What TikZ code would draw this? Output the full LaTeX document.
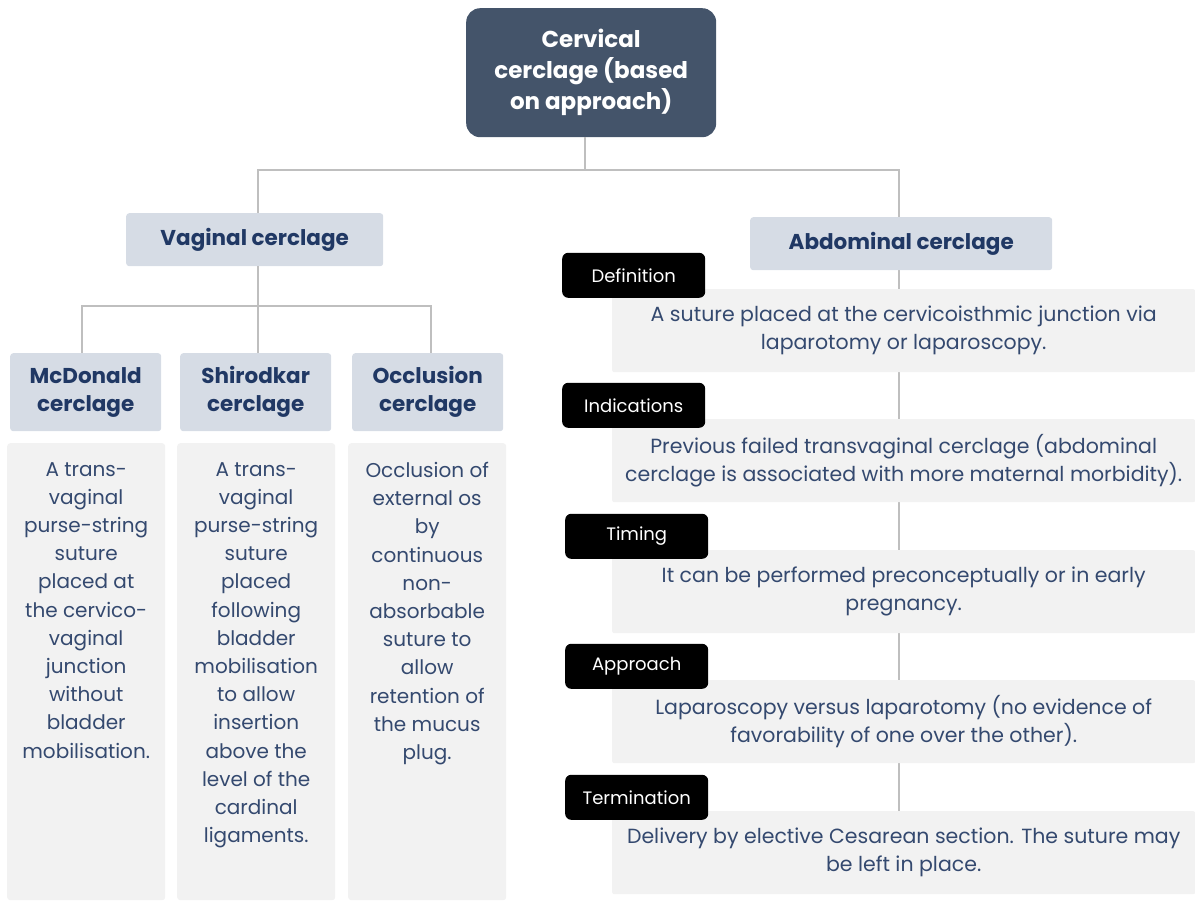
\documentclass[tikz,border=0pt]{standalone}
\usepackage{fontspec}
\setmainfont{Poppins}
\usetikzlibrary{positioning}
\usetikzlibrary{backgrounds}

\definecolor{slate}{HTML}{44546A}
\definecolor{navy}{HTML}{203864}
\definecolor{paleblue}{HTML}{D6DCE5}
\definecolor{palegray}{HTML}{F2F2F2}
\definecolor{linkgray}{HTML}{BFBFBF}
\definecolor{bodyblue}{HTML}{34496F}

\tikzset{
  rootbox/.style={fill=slate, rounded corners=14pt, text=white, align=center,
    font=\bfseries\fontsize{23}{31}\selectfont, inner sep=0pt,
    minimum width=250pt, minimum height=129pt, anchor=north west},
  headbox/.style={fill=paleblue, rounded corners=3pt, text=navy, align=center,
    font=\bfseries\fontsize{21.5}{28}\selectfont, inner sep=0pt, anchor=north west},
  colbox/.style={fill=palegray, rounded corners=3pt, inner sep=0pt,
    minimum width=158pt, minimum height=457pt, anchor=north west},
  coltext/.style={text=bodyblue, align=center, inner sep=0pt,
    font=\fontsize{20}{28.2}\selectfont},
  notebox/.style={fill=palegray, rounded corners=2pt, text=bodyblue, align=center,
    font=\fontsize{20.5}{28.2}\selectfont, inner sep=0pt,
    minimum width=583pt, minimum height=83pt, anchor=north west},
  tagbox/.style={fill=black, rounded corners=6pt, text=white,
    font=\fontsize{18}{20}\selectfont, inner sep=0pt,
    minimum width=143pt, minimum height=45pt, anchor=south west},
  link/.style={draw=linkgray, line width=2pt},
}

\begin{document}
\begin{tikzpicture}[x=1pt, y=-1pt]
\useasboundingbox (0,0) rectangle (1195,901);

%root
\node[rootbox] (root) at (466,8) {Cervical\\cerclage (based\\on approach)};

%first level
\node[headbox, minimum width=257pt, minimum height=53pt] (vag) at (126,213) {Vaginal cerclage};
\node[headbox, minimum width=302pt, minimum height=53pt] (abd) at (750,217) {Abdominal cerclage};

%vaginal types
\node[headbox, minimum width=151pt, minimum height=78pt] (mcd) at (10,353) {McDonald\\cerclage};
\node[headbox, minimum width=151pt, minimum height=78pt] (shi) at (180,353) {Shirodkar\\cerclage};
\node[headbox, minimum width=151pt, minimum height=78pt] (occ) at (352,353) {Occlusion\\cerclage};

%vaginal descriptions
\node[colbox] (mcdbox) at (7,443) {};
\node[coltext, below=19pt of mcdbox.north] (mcdtext) {A trans-\\vaginal\\purse-string\\suture\\placed at\\the cervico-\\vaginal\\junction\\without\\bladder\\mobilisation.};
\node[colbox] (shibox) at (177,443) {};
\node[coltext, below=19pt of shibox.north] (shitext) {A trans-\\vaginal\\purse-string\\suture\\placed\\following\\bladder\\mobilisation\\to allow\\insertion\\above the\\level of the\\cardinal\\ligaments.};
\node[colbox] (occbox) at (348,443) {};
\node[coltext, below=19pt of occbox.north] (occtext) {Occlusion of\\external os\\by\\continuous\\non-\\absorbable\\suture to\\allow\\retention of\\the mucus\\plug.};

%abdominal notes
\node[notebox] (defnote) at (612,289) {A suture placed at the cervicoisthmic junction via\\laparotomy or laparoscopy.};
\node[notebox] (indnote) at (612,419) {Previous failed transvaginal cerclage (abdominal\\cerclage is associated with more maternal morbidity).};
\node[notebox] (timnote) at (612,550) {It can be performed preconceptually or in early\\pregnancy.};
\node[notebox] (appnote) at (612,680) {Laparoscopy versus laparotomy (no evidence of\\favorability of one over the other).};
\node[notebox] (termnote) at (612,811) {Delivery by elective Cesarean section. The suture may\\be left in place.};

%tags
\node[tagbox] (deftag) at ([xshift=-50pt,yshift=-9pt]defnote.north west) {Definition};
\node[tagbox] (indtag) at ([xshift=-50pt,yshift=-9pt]indnote.north west) {Indications};
\node[tagbox] (timtag) at ([xshift=-47pt,yshift=-9pt]timnote.north west) {Timing};
\node[tagbox] (apptag) at ([xshift=-47pt,yshift=-9pt]appnote.north west) {Approach};
\node[tagbox] (termtag) at ([xshift=-47pt,yshift=-9pt]termnote.north west) {Termination};

%connectors
\draw[link] ([xshift=-6pt]root.south) -- ++(0,33) coordinate (rootfork);
\draw[link] ([xshift=3pt]vag.north) |- (rootfork) -| ([xshift=-2pt]abd.north);
\draw[link] ([xshift=3pt]vag.south) -- ++(0,40) coordinate (vagfork);
\draw[link] ([xshift=-4pt]mcd.north) |- (vagfork) -| ([xshift=3pt]occ.north);
\draw[link] (vagfork) -- (vagfork |- shi.north);
\begin{scope}[on background layer]
\draw[link] ([xshift=-2pt]abd.south) -- ([xshift=-2pt]abd.south |- termnote.north);
\end{scope}

\end{tikzpicture}
\end{document}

==========

**What you are asked to do:** Output the lines above in full and exactly as given, omitting any pictures.

**Solution for this task:**
What TikZ code would draw this? Output the full LaTeX document.
\documentclass[tikz,border=0pt]{standalone}
\usepackage{fontspec}
\setmainfont{Poppins}
\usetikzlibrary{positioning}
\usetikzlibrary{backgrounds}

\definecolor{slate}{HTML}{44546A}
\definecolor{navy}{HTML}{203864}
\definecolor{paleblue}{HTML}{D6DCE5}
\definecolor{palegray}{HTML}{F2F2F2}
\definecolor{linkgray}{HTML}{BFBFBF}
\definecolor{bodyblue}{HTML}{34496F}

\tikzset{
  rootbox/.style={fill=slate, rounded corners=14pt, text=white, align=center,
    font=\bfseries\fontsize{23}{31}\selectfont, inner sep=0pt,
    minimum width=250pt, minimum height=129pt, anchor=north west},
  headbox/.style={fill=paleblue, rounded corners=3pt, text=navy, align=center,
    font=\bfseries\fontsize{21.5}{28}\selectfont, inner sep=0pt, anchor=north west},
  colbox/.style={fill=palegray, rounded corners=3pt, inner sep=0pt,
    minimum width=158pt, minimum height=457pt, anchor=north west},
  coltext/.style={text=bodyblue, align=center, inner sep=0pt,
    font=\fontsize{20}{28.2}\selectfont},
  notebox/.style={fill=palegray, rounded corners=2pt, text=bodyblue, align=center,
    font=\fontsize{20.5}{28.2}\selectfont, inner sep=0pt,
    minimum width=583pt, minimum height=83pt, anchor=north west},
  tagbox/.style={fill=black, rounded corners=6pt, text=white,
    font=\fontsize{18}{20}\selectfont, inner sep=0pt,
    minimum width=143pt, minimum height=45pt, anchor=south west},
  link/.style={draw=linkgray, line width=2pt},
}

\begin{document}
\begin{tikzpicture}[x=1pt, y=-1pt]
\useasboundingbox (0,0) rectangle (1195,901);

%root
\node[rootbox] (root) at (466,8) {Cervical\\cerclage (based\\on approach)};

%first level
\node[headbox, minimum width=257pt, minimum height=53pt] (vag) at (126,213) {Vaginal cerclage};
\node[headbox, minimum width=302pt, minimum height=53pt] (abd) at (750,217) {Abdominal cerclage};

%vaginal types
\node[headbox, minimum width=151pt, minimum height=78pt] (mcd) at (10,353) {McDonald\\cerclage};
\node[headbox, minimum width=151pt, minimum height=78pt] (shi) at (180,353) {Shirodkar\\cerclage};
\node[headbox, minimum width=151pt, minimum height=78pt] (occ) at (352,353) {Occlusion\\cerclage};

%vaginal descriptions
\node[colbox] (mcdbox) at (7,443) {};
\node[coltext, below=19pt of mcdbox.north] (mcdtext) {A trans-\\vaginal\\purse-string\\suture\\placed at\\the cervico-\\vaginal\\junction\\without\\bladder\\mobilisation.};
\node[colbox] (shibox) at (177,443) {};
\node[coltext, below=19pt of shibox.north] (shitext) {A trans-\\vaginal\\purse-string\\suture\\placed\\following\\bladder\\mobilisation\\to allow\\insertion\\above the\\level of the\\cardinal\\ligaments.};
\node[colbox] (occbox) at (348,443) {};
\node[coltext, below=19pt of occbox.north] (occtext) {Occlusion of\\external os\\by\\continuous\\non-\\absorbable\\suture to\\allow\\retention of\\the mucus\\plug.};

%abdominal notes
\node[notebox] (defnote) at (612,289) {A suture placed at the cervicoisthmic junction via\\laparotomy or laparoscopy.};
\node[notebox] (indnote) at (612,419) {Previous failed transvaginal cerclage (abdominal\\cerclage is associated with more maternal morbidity).};
\node[notebox] (timnote) at (612,550) {It can be performed preconceptually or in early\\pregnancy.};
\node[notebox] (appnote) at (612,680) {Laparoscopy versus laparotomy (no evidence of\\favorability of one over the other).};
\node[notebox] (termnote) at (612,811) {Delivery by elective Cesarean section. The suture may\\be left in place.};

%tags
\node[tagbox] (deftag) at ([xshift=-50pt,yshift=-9pt]defnote.north west) {Definition};
\node[tagbox] (indtag) at ([xshift=-50pt,yshift=-9pt]indnote.north west) {Indications};
\node[tagbox] (timtag) at ([xshift=-47pt,yshift=-9pt]timnote.north west) {Timing};
\node[tagbox] (apptag) at ([xshift=-47pt,yshift=-9pt]appnote.north west) {Approach};
\node[tagbox] (termtag) at ([xshift=-47pt,yshift=-9pt]termnote.north west) {Termination};

%connectors
\draw[link] ([xshift=-6pt]root.south) -- ++(0,33) coordinate (rootfork);
\draw[link] ([xshift=3pt]vag.north) |- (rootfork) -| ([xshift=-2pt]abd.north);
\draw[link] ([xshift=3pt]vag.south) -- ++(0,40) coordinate (vagfork);
\draw[link] ([xshift=-4pt]mcd.north) |- (vagfork) -| ([xshift=3pt]occ.north);
\draw[link] (vagfork) -- (vagfork |- shi.north);
\begin{scope}[on background layer]
\draw[link] ([xshift=-2pt]abd.south) -- ([xshift=-2pt]abd.south |- termnote.north);
\end{scope}

\end{tikzpicture}
\end{document}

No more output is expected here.